La plupart des musiciens n’ont aucune idée précise des multiples structures nécessaires pour exécuter les mouvements complexes qu’exige leur art, sans que leur jeu s’en ressente. Toutefois, cette ignorance peut être à la source des nombreuses affections qui sont susceptibles de troubler et parfois d’interrompre leur carrière.

 Conclusion :

    Trop de violonistes, amateurs, élèves ou professionnels  connaissent encore malheureusement des troubles fonctionnels liés à leur pratique instrumentale.        Ces troubles musculo-squelettiques (TMS) reliés à la pratique du violon sont donc des atteintes dont l’étiologie est multifactorielle. Ces lésions  réfèrent aux troubles des structures périarticulaires dans lesquels plusieurs tissus aux propriétés différentes peuvent être atteints.

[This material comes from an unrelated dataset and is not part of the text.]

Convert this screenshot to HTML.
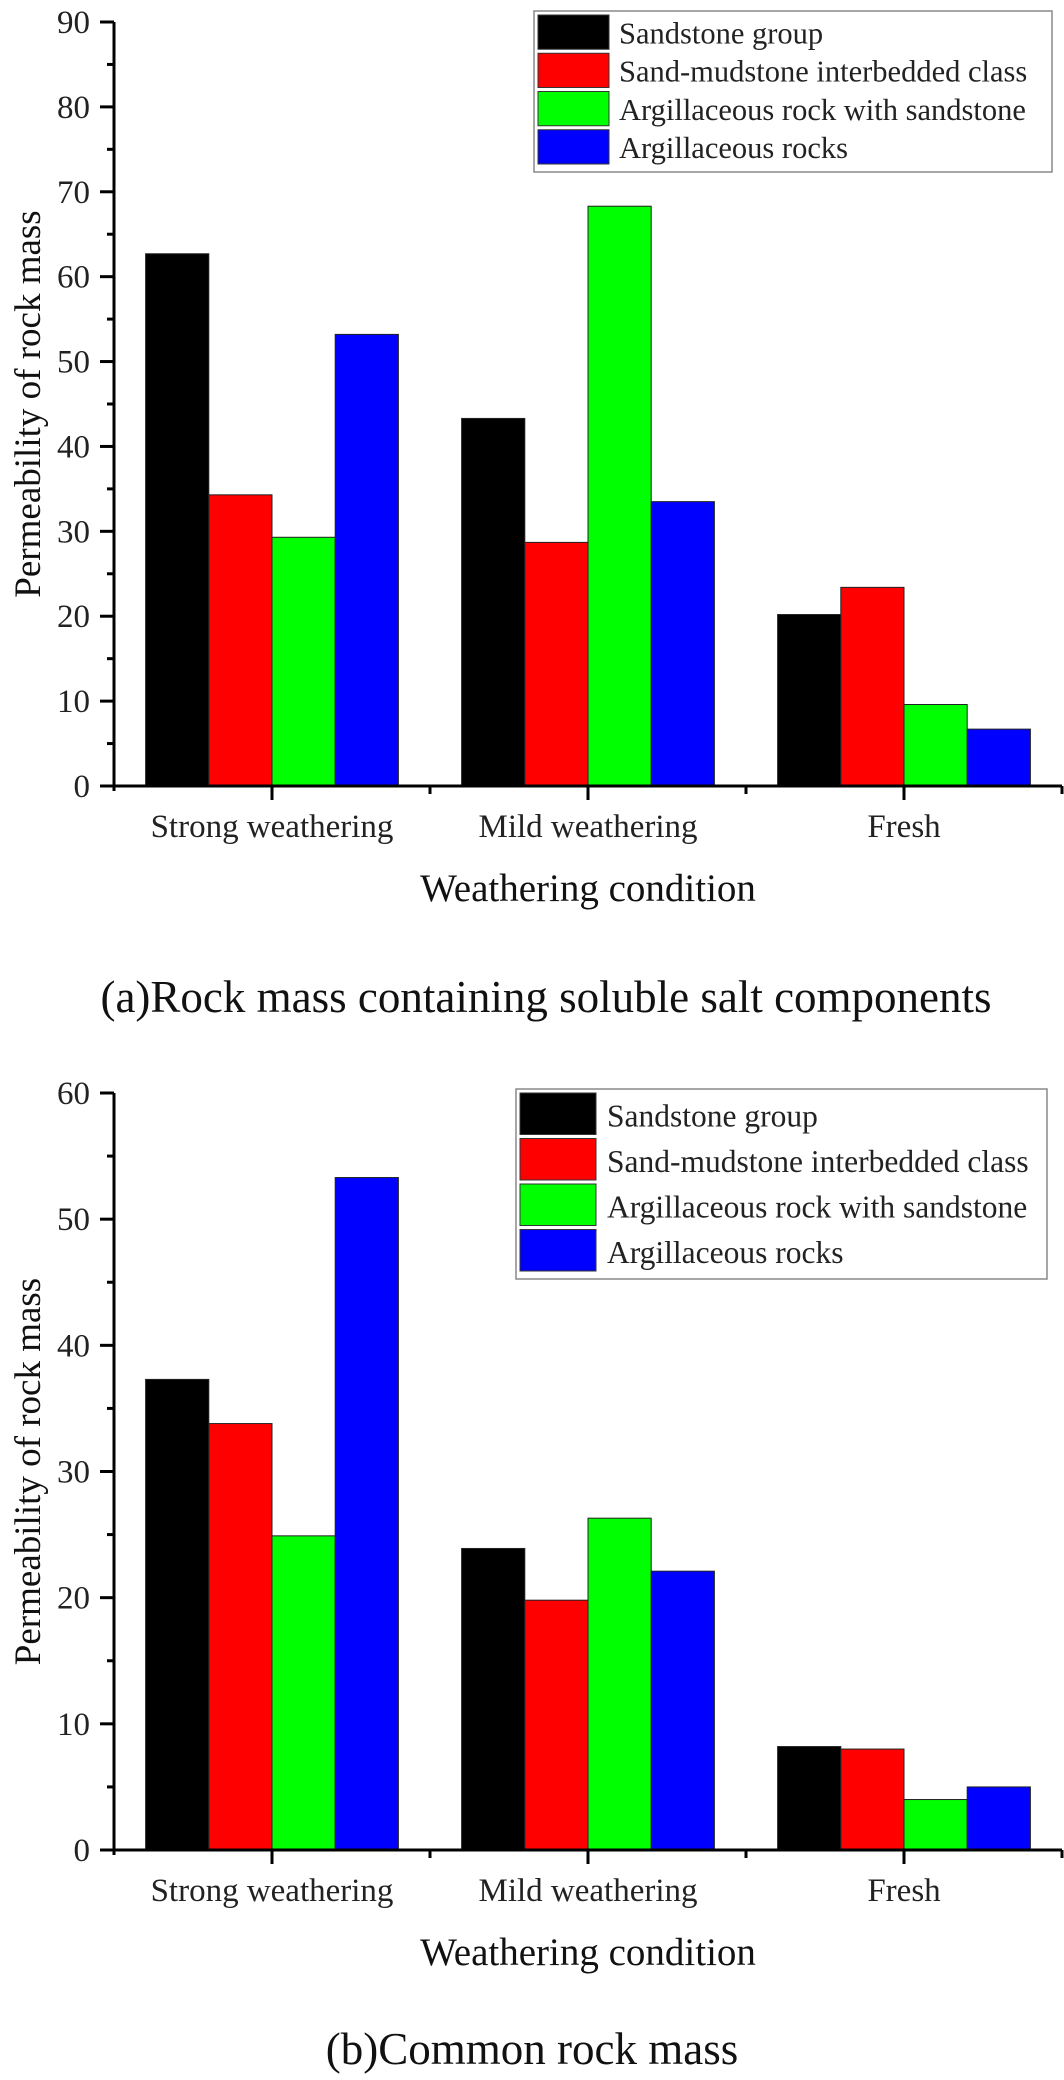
<!DOCTYPE html>
<html><head><meta charset="utf-8"><style>
html,body{margin:0;padding:0;background:#fff;}
svg{display:block;font-family:"Liberation Serif",serif;}
</style></head><body>
<svg id="fig" width="1064" height="2080" viewBox="0 0 1064 2080"></svg>
<script>
const categories = ["Strong weathering","Mild weathering","Fresh"];
const seriesNames = ["Sandstone group","Sand-mudstone interbedded class","Argillaceous rock with sandstone","Argillaceous rocks"];
const colors = ["#000000","#ff0000","#00ff00","#0000ff"];
const saltSandstone = [62.7, 43.3, 20.2];
const saltSandMud = [34.3, 28.7, 23.4];
const saltArgSand = [29.3, 68.3, 9.6];
const saltArg = [53.2, 33.5, 6.7];
const commonSandstone = [37.3, 23.9, 8.2];
const commonSandMud = [33.8, 19.8, 8.0];
const commonArgSand = [24.9, 26.3, 4.0];
const commonArg = [53.3, 22.1, 5.0];
const ticksA = [0,10,20,30,40,50,60,70,80,90];
const ticksB = [0,10,20,30,40,50,60];

const NS="http://www.w3.org/2000/svg";
const svg=document.getElementById('fig');
function mk(tag,attrs,parent,text){const e=document.createElementNS(NS,tag);for(const k in attrs)e.setAttribute(k,attrs[k]);if(text!==undefined)e.textContent=text;(parent||svg).appendChild(e);return e;}

function chart(cfg){
  const g=mk('g',{});
  
  
  const x0=114,x1=1062,groupW=(x1-x0)/categories.length,barW=groupW*0.8/4;
  const y=v=>cfg.zeroY-(v-0)*(cfg.zeroY-cfg.topY)/cfg.max;
  const xc=i=>x0+groupW*(i+0.5);
  cfg.series.forEach((arr,s)=>{
    arr.forEach((v,i)=>{
      const r=mk('rect',{x:xc(i)-2*barW+s*barW,y:y(v),width:barW,height:y(0)-y(v),fill:colors[s],stroke:'#222','stroke-width':1},g);
      
      
    });
  });
  const ya=mk('line',{x1:x0,y1:cfg.topY,x2:x0,y2:cfg.zeroY+5,stroke:'#000','stroke-width':3},g);
  
  
  const xa=mk('line',{x1:x0-1,y1:cfg.zeroY,x2:x1,y2:cfg.zeroY,stroke:'#000','stroke-width':3},g);
  
  
  cfg.ticks.forEach((t,k)=>{
    mk('line',{x1:x0-14,y1:y(t),x2:x0,y2:y(t),stroke:'#000','stroke-width':3},g);
    const tl=mk('text',{x:90,y:y(t)+11,'text-anchor':'end','font-size':33,fill:'#222'},g,String(t));
    
    
    if(k<cfg.ticks.length-1){const m=(t+cfg.ticks[k+1])/2;mk('line',{x1:x0-7,y1:y(m),x2:x0,y2:y(m),stroke:'#000','stroke-width':3},g);}
  });
  categories.forEach((c,i)=>{
    mk('line',{x1:xc(i),y1:cfg.zeroY,x2:xc(i),y2:cfg.zeroY+14,stroke:'#000','stroke-width':3},g);
    mk('line',{x1:x0+groupW*(i+1),y1:cfg.zeroY,x2:x0+groupW*(i+1),y2:cfg.zeroY+8,stroke:'#000','stroke-width':3},g);
    const tl=mk('text',{x:xc(i),y:cfg.zeroY+51,'text-anchor':'middle','font-size':33,fill:'#222'},g,c);
    
    
  });
  const xt=mk('text',{x:588,y:cfg.zeroY+115,'text-anchor':'middle','font-size':39,fill:'#111'},g,'Weathering condition');
  
  
  const ytc=(cfg.topY+cfg.zeroY)/2;
  const yt=mk('text',{x:0,y:0,'text-anchor':'middle','font-size':37,fill:'#111',transform:`translate(40,${ytc}) rotate(-90)`},g,'Permeability of rock mass');
  
  
  const L=cfg.legend;
  const lg=mk('g',{},g);
  
  
  mk('rect',{x:L.x,y:L.y,width:L.w,height:L.h,fill:'#fff',stroke:'#888','stroke-width':1.5},lg);
  const rowH=(L.h-8)/4;
  seriesNames.forEach((n,s)=>{
    const e=mk('g',{},lg);
    
    
    mk('rect',{x:L.x+4,y:L.y+4+s*rowH,width:L.sw,height:rowH-4,fill:colors[s],stroke:'#333','stroke-width':1},e);
    mk('text',{x:L.tx,y:L.y+4+s*rowH+rowH*0.74,'font-size':L.fs,fill:'#222'},e,n);
  });
  const cap=mk('text',{x:cfg.capX,y:cfg.capY,'text-anchor':'middle','font-size':45,fill:'#111'},svg,cfg.caption);
  
  
}

chart({name:'chart-a-soluble-salt',short:'a',series:[saltSandstone,saltSandMud,saltArgSand,saltArg],ticks:ticksA,max:90,topY:22,zeroY:786,
  legend:{x:534,y:11,w:518,h:161,sw:71,tx:619,fs:30.5},caption:'(a)Rock mass containing soluble salt components',capX:546,capY:1012});
chart({name:'chart-b-common-rock',short:'b',series:[commonSandstone,commonSandMud,commonArgSand,commonArg],ticks:ticksB,max:60,topY:1093,zeroY:1850,
  legend:{x:516,y:1089,w:531,h:190,sw:76,tx:607,fs:31.5},caption:'(b)Common rock mass',capX:532,capY:2064});
</script>
</body></html>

Les facteurs de risque peuvent être directement responsables de leur apparition, agir comme déclencheur ou créer des conditions propices à l’expression de l’atteinte.

Les principaux facteurs de risque sont la répétitivité, la force, la posture et l’insuffisance de périodes de repos. La réaction d’un violoniste  à ces stresseurs externes dépend de plusieurs conditions, dont les caractéristiques individuelles et l’état de santé.

Mon article a mis à jour l’importance réelle du problème des TMS à fin d’inciter à faire des études en Tunisie qui auront comme objectifs de déterminer la prévalence de ces troubles chez le violoniste, d’établir une corrélation entre ces symptômes et les facteurs en rapport avec la pratique professionnelle et de réaliser la prise en charge préventive et curative  pour  montrer l’importance de ces problèmes et de déterminer les taux de prévalence des TMS .

Je pense que les professeurs de musique, le corps médical, et aussi les instrumentistes soient informés des manifestations de ces troubles et des facteurs qui peuvent les provoquer afin d’établir des mesures préventives. Il est essentiel d’intégrer cette prévention dès l’apprentissage et c’est-à-dire tout le rôle des enseignants de musique, mais aussi des parents en les formant pour repérer les signes d’alerte. Enfin, c’est aux médecins, kinésithérapeutes psychologues d’aider ces musiciens à un bon usage corporel et psychologique après une incapacité temporaire afin d’éviter une récidive. Et c’est l’ignorance de ces mesures qui peut être à la source des nombreuses affections qui sont susceptibles de troubler et parfois même  d’interrompre la  carrière artistique du violoniste.

D’où la nécessité d’une approche multidisciplinaire de l’information des violonistes et des musiciens en général sur l’anatomie fonctionnelle, l’hygiène de vie et l’orgonomie et les troubles neuro-musculo-squelettiques  qui en découlent du non respect de ces règles. Il est donc intéressant de pratiquer des études pour exploiter ces facteurs

Ces troubles musculo-squelettiques doivent-ils être  reconnus comme maladies professionnelles ?

Bibliographie :

TUBIANA (Raoul), Pathologie professionnelle des musiciens, Elsevier/Masson,  2002, 244 pages.